Somewhere along the way, something shifted. CHVRCH became more than a workout. It became the blueprint for how to rebuild myself. Each time Ana would say “I won’t tell you to smile but I’ll remind you to loosen your jaw,” I realized how much tension I carried into every corner of my life. When Alyx would say, “You’ve proven over and over you can do hard things,” I started repeating it in the hardest moments, both on and off the bike. And each time Naomi said , “You’re a bad bitch—so act like it,” I believed her before I believed myself. Each word became like a nail, a beam, a brick—piece by piece, putting me back together.

After eight months of feeling like the weakest version of myself, I started to see my strength again. And now, after three years, I’m truly beginning to reap the benefits of what CHVRCH has done for my psyche, both mental & physical. Three years of showing up—even when it wasn’t easy or fun—I’ve gained more than I ever imagined: resilience, confidence, discipline, and a community that feels like home.

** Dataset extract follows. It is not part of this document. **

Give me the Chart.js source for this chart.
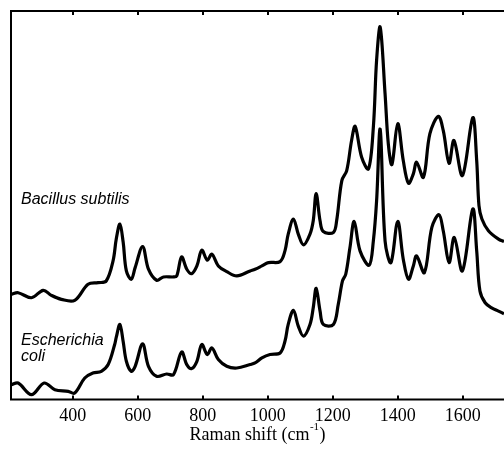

This wasn’t the remodel I asked for, but just like the burst pipe in my house, it stripped everything down to the studs. At first, all I could see was the damage—the wreckage of my plans, the mess of my body, the weight of starting over. But underneath, there was a foundation waiting to be rebuilt. CHVRCH became the framing, the beams, the walls that held me up when I couldn’t hold myself. And ride by ride, word by word, moment by moment, I rebuilt—not into who I was before, but into someone stronger, steadier, and more at home in my own skin. Looking back, that “forced remodel” saved me- and this version of me is built to last.